HOOKSETT, N.H. (AP) -More of New Hampshire’s highway rest areas soon will offer safer ways for travelers with diabetes and other illnesses to dispose of their used needles.
The five welcome centers in Hooksett, Nashua and Seabrook already feature so-called “sharps containers,” and transportation officials say the system has worked so well, they plan on expanding it statewide.
The idea came from safety officer Allan Barrington, who was concerned that his co-workers were finding used syringes in the trash.
“They’re putting on a pair of leather gloves while they’re removing the garbage. I didn’t feel that was enough,” said Barrington, safety coordinator for the state Bureau of Turnpikes.

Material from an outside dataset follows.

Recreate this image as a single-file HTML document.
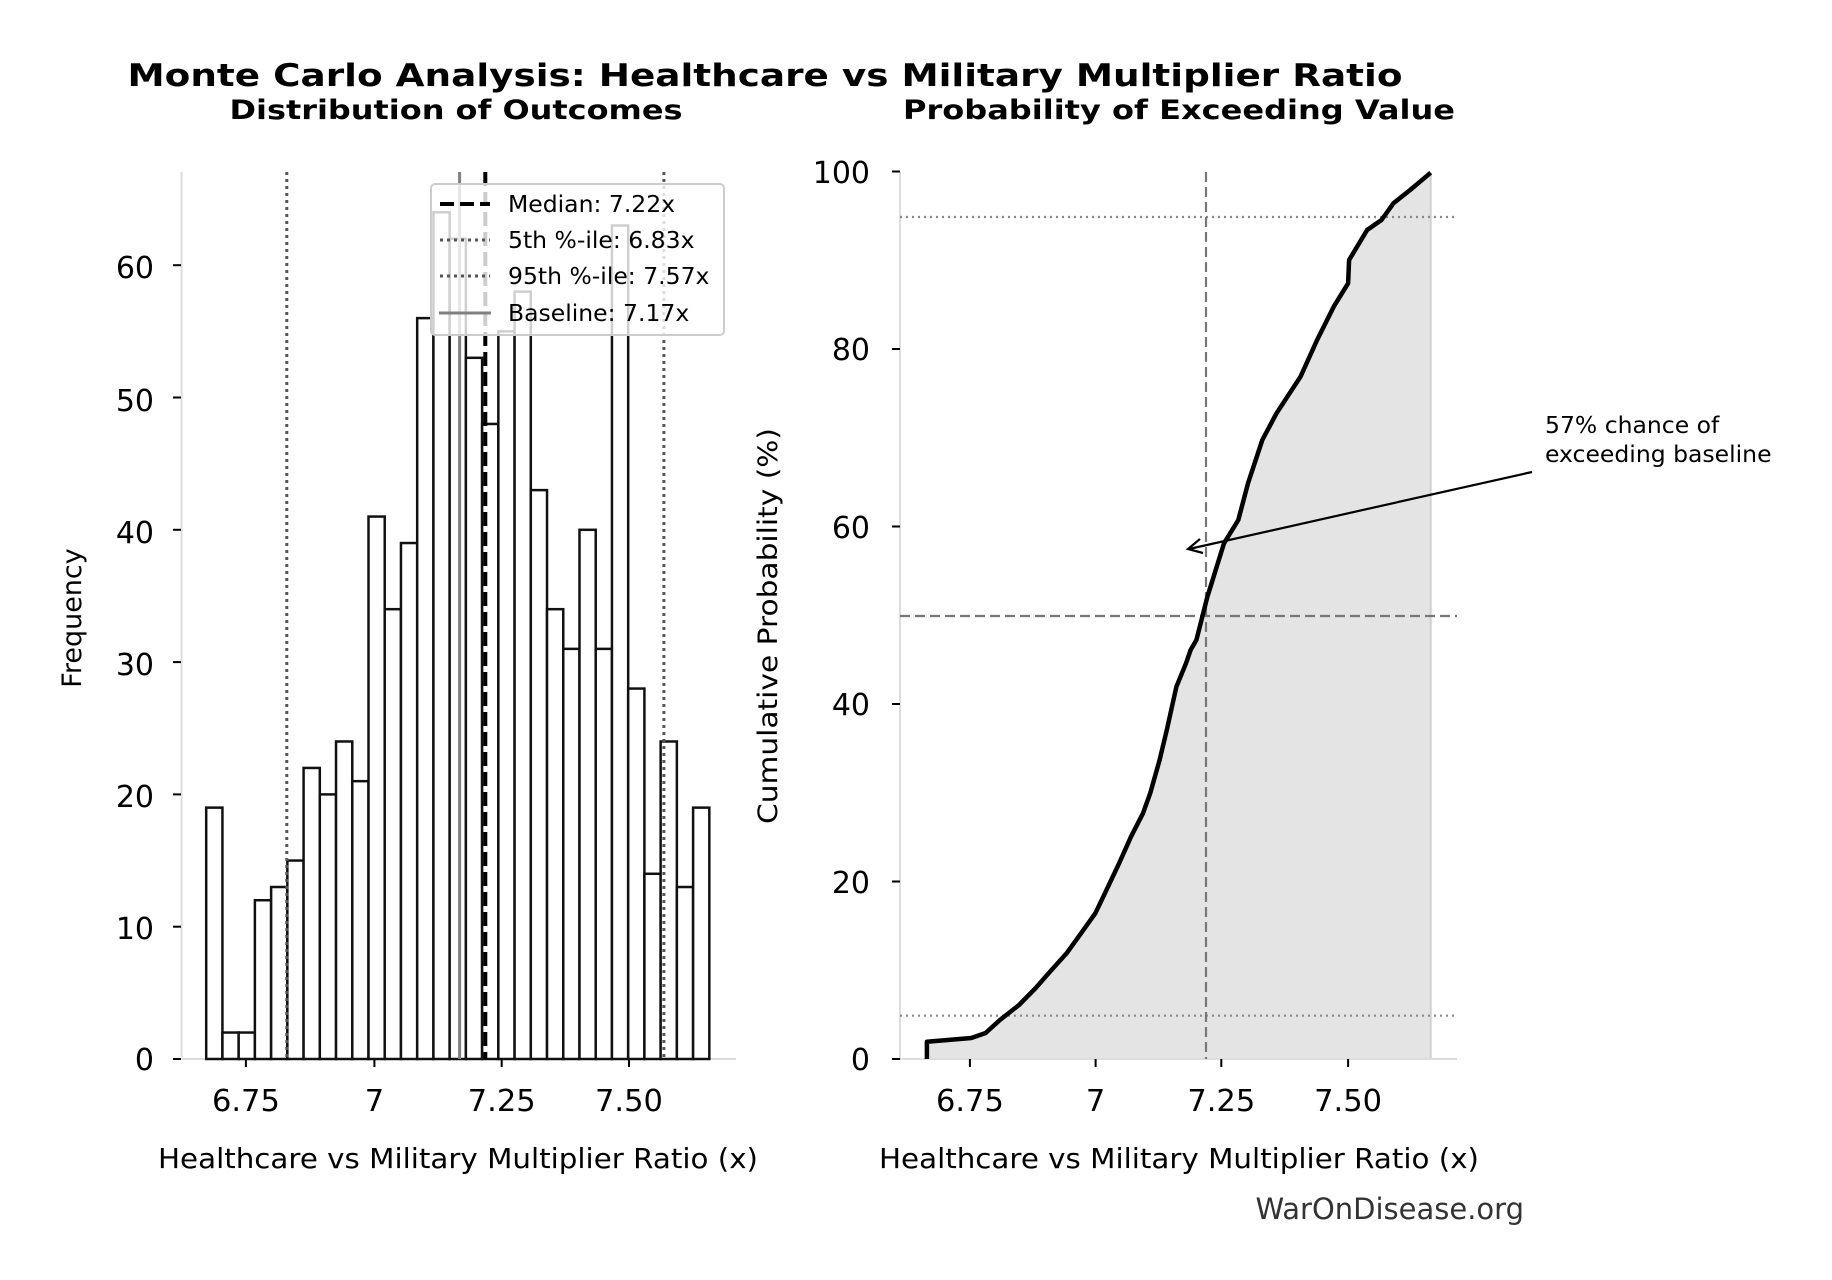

He discovered that U.S. Department of Labor regulations require employers to provide a safe disposal method for needles and other sharp objects that workers encounter in their jobs. So he purchased several containers to collect such items and installed them at the five rest areas, his bureau’s maintenance sheds and the administrative buildings at the toll plazas.
Jon Hanson, assistant administrator for the turnpike bureau, said he was surprised at how often the containers are used.
“We assumed that not all of them would be used and we’d have a lot of empty containers on the wall,” he said. “Just the opposite happened.”
After addicts tried to break into the boxes and steal needles in Seabrook, the box there was moved out of the restroom and into the common area, Barrington said.
Containers will be added to the rest areas in Sutton, Canterbury, Epsom and Salem by the end of the month, and to the rest of the state within two years.
“It’s a convenience for the traveling public because they do have a way to dispose of a sharp implement, but it’s also a big safety measure for our employees,” said Carol Murray, commissioner of the state Department of Transportation.
There’s also been talk of putting sharps containers in all of the department’s patrol facilities, Murray said, to provide a safe place to put things found on the side of the road. She said some DOT workers have been accidentally pricked by needles, though none have gotten sick.
Barrington said he hasn’t had a turnpike worker get stuck with a dirty needle in the six years he’s been on the job, but “there was always that risk.”
“I don’t want anybody getting whacked in the head, run over by a truck or getting a needle stuck picking up trash,” he said. “We like everyone to go home in the same shape they came to work in the morning.”